How Do Dividends Work?
When you buy a dividend-paying stock, you’re entitled to a portion of the company’s profits. Here’s how it usually works:
- Declaration Date: The company announces a dividend.
- Ex-Dividend Date: You must own the stock before this date to receive the dividend.
- Record Date: The company records who will receive the dividend.
- Payment Date: The dividend is paid out.
For example, if you own 100 shares of a stock that pays $0.50 per share quarterly, you’ll receive $50 every quarter. Read our stock market basics to better understand these terms.
Key Terms to Know
- Dividend Yield: Annual dividend income divided by share price. Example: A $2 annual dividend on a $40 stock = 5% yield.
- Dividend Payout Ratio: Percentage of earnings paid as dividends. Lower ratios can signal sustainable dividends.
- Dividend Aristocrats: Companies that have increased dividends for 25+ years.
- DRIP (Dividend Reinvestment Plan): Automatically reinvests your dividends to buy more shares.
How to Start Dividend Investing as a Beginner
1. Set Your Financial Goals
Are you investing for retirement? Supplemental monthly income? Reinvestment? Define your goals first.
2. Open a Brokerage Account
Choose a reliable, low-fee brokerage that supports DRIP. Some popular platforms include:
- Fidelity
- Vanguard
- Schwab
- M1 Finance (automated dividend reinvestment with custom pies)

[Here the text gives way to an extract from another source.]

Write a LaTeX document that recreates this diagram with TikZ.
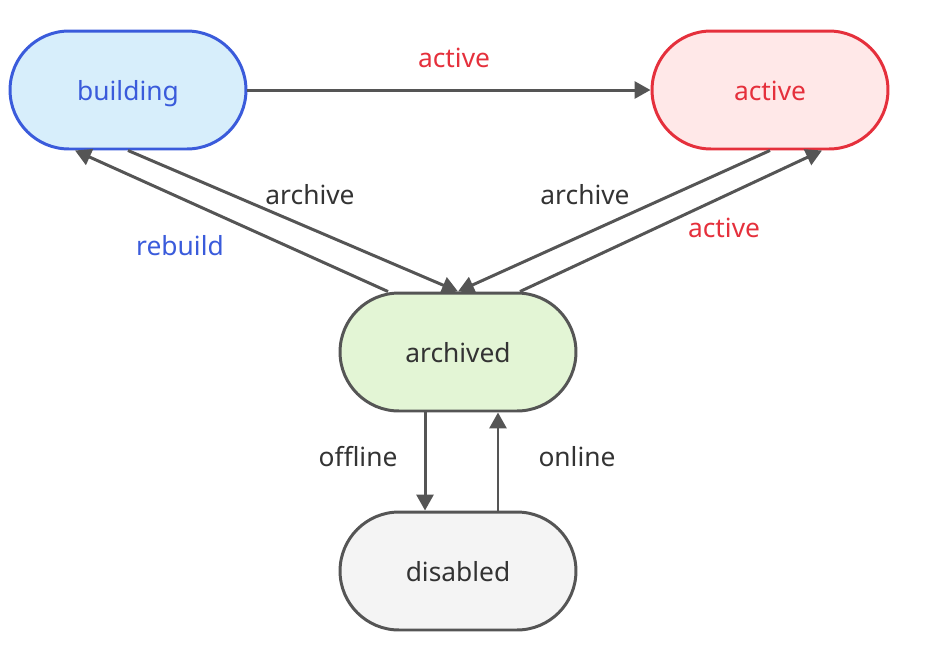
\documentclass[tikz,border=0pt]{standalone}
\usepackage{fontspec}
\setmainfont{Noto Sans}
\usepackage{tikz}
\usetikzlibrary{positioning,arrows.meta}

\definecolor{bldline}{HTML}{3A5BDB}
\definecolor{bldfill}{HTML}{D7EEFB}
\definecolor{actline}{HTML}{E5303C}
\definecolor{actfill}{HTML}{FFE8E8}
\definecolor{arcfill}{HTML}{E3F5D5}
\definecolor{disfill}{HTML}{F4F4F4}
\definecolor{edgegray}{HTML}{555555}
\definecolor{txtgray}{HTML}{333333}

\begin{document}
\begin{tikzpicture}[x=0.02cm, y=-0.02cm,
  state/.style={rectangle, rounded corners=1.18cm, minimum width=4.72cm, minimum height=2.36cm, line width=1.7pt, text height=12pt, text depth=0pt, font=\fontsize{15}{18}\selectfont},
  lbl/.style={font=\fontsize{15}{18}\selectfont, text=txtgray},
  flow/.style={draw=edgegray, line width=1.7pt, -{Triangle[length=0.32cm,width=0.34cm]}}]

\useasboundingbox (0,0) rectangle (944,664);

% State nodes
\node[state, draw=bldline, fill=bldfill, text=bldline] (building) at (128,90) {building};
\node[state, draw=actline, fill=actfill, text=actline] (active) at (770,90) {active};
\node[state, draw=edgegray, fill=arcfill, text=txtgray] (archived) at (458,352) {archived};
\node[state, draw=edgegray, fill=disfill, text=txtgray] (disabled) at (458,571) {disabled};

% Transitions
\draw[flow] (building.east) -- (active.west);
\draw[flow] (building.south) -- (archived.north);
\draw[flow] ([xshift=-1.4cm]archived.north) -- ([xshift=-1.06cm]building.south);
\draw[flow] (active.south) -- (archived.north);
\draw[flow] ([xshift=1.24cm]archived.north) -- ([xshift=1.04cm]active.south);
\draw[flow] ([xshift=-0.66cm]archived.south) -- ([xshift=-0.66cm]disabled.north);
\draw[flow] ([xshift=0.8cm]disabled.north) -- ([xshift=0.8cm]archived.south);

% Transition labels
\node[lbl, text=actline] (l-act1) at (454,58) {active};
\node[lbl] (l-arc1) at (310,195) {archive};
\node[lbl, text=bldline] (l-reb) at (180,246) {rebuild};
\node[lbl] (l-arc2) at (585,195) {archive};
\node[lbl, text=actline] (l-act2) at (724,228) {active};
\node[lbl] (l-off) at (358,457) {offline};
\node[lbl] (l-on) at (577,457) {online};
\end{tikzpicture}
\end{document}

For more options, visit our top investing apps for beginners.
3. Screen for Dividend Stocks
Use filters for:
- Dividend yield between 2% and 6%
- Payout ratio below 70%
- Consistent dividend history
- Low debt and strong cash flow
Great beginner-friendly ETFs include:
- Vanguard Dividend Appreciation ETF (VIG)
- iShares Select Dividend ETF (DVY)
- Schwab U.S. Dividend Equity ETF (SCHD)
4. Diversify Your Holdings
Don’t put all your money in one sector. A strong dividend portfolio includes companies from various industries like:
- Consumer staples
- Healthcare
- Utilities
- Technology (some pay modest dividends)
5. Reinvest and Monitor
Opt into a DRIP or manually reinvest your dividends. Review your portfolio every 3–6 months to ensure your holdings remain stable.
Real-Life Example: $1,000 Investment Scenario
Let’s say you invest $1,000 into a dividend ETF like SCHD with a 3.5% annual yield.
- Year 1: $35 in dividends (reinvested)
- Year 2: $36.23 (with growth)
- Year 3: $37.55
After 10 years with reinvestment, you could grow your initial $1,000 to over $1,400+ depending on market performance and consistent reinvestment.
The key is consistency—not trying to time the market.
Common Mistakes Beginners Should Avoid
- Chasing High Yields: Yields over 8% may be unsustainable.
- Ignoring Payout Ratios: A high payout may mean the dividend isn’t safe.
- Lack of Diversification: Relying on one or two stocks is risky.
- Not Reinvesting: Skipping reinvestment slows your compounding.
- Forgetting Taxes: Dividends are typically taxed, so plan accordingly.
Tools to Help You Track Your Dividend Portfolio
To stay on top of your earnings and future projections, use:
- TrackYourDividends.com – Forecasts income and yield
- Simply Safe Dividends – Analyses dividend safety scores
- Personal Finance Dashboards like GrowUrFunds – Track dividends and growth automatically
📊 Advantages of Dividend Investing vs. Growth Investing
Feature | Dividend Investing | Growth Investing |
---|---|---|
Income | Yes, regular payouts | No immediate income |
Risk Level | Moderate | Higher volatility |
Compound Potential | High with reinvestment | High through capital gains |
Suited For | Long-term passive income | Aggressive growth investors |
When to Expect Results
Dividend investing is not a get-rich-quick scheme. It’s a slow, consistent, and predictable strategy that gains momentum over time. In 5–10 years, a disciplined investor can build a monthly income stream of $100–$500 or more depending on capital invested.
Is Dividend Investing Right for You?
If you’re looking for a low-maintenance, proven way to build wealth and earn passive income, dividend investing for beginners is a smart, stable path. It rewards patience, discipline, and consistency.
Start small. Automate your investments. Reinvest your earnings. Over time, you’ll create a stream of income that works for you—long after the initial investment.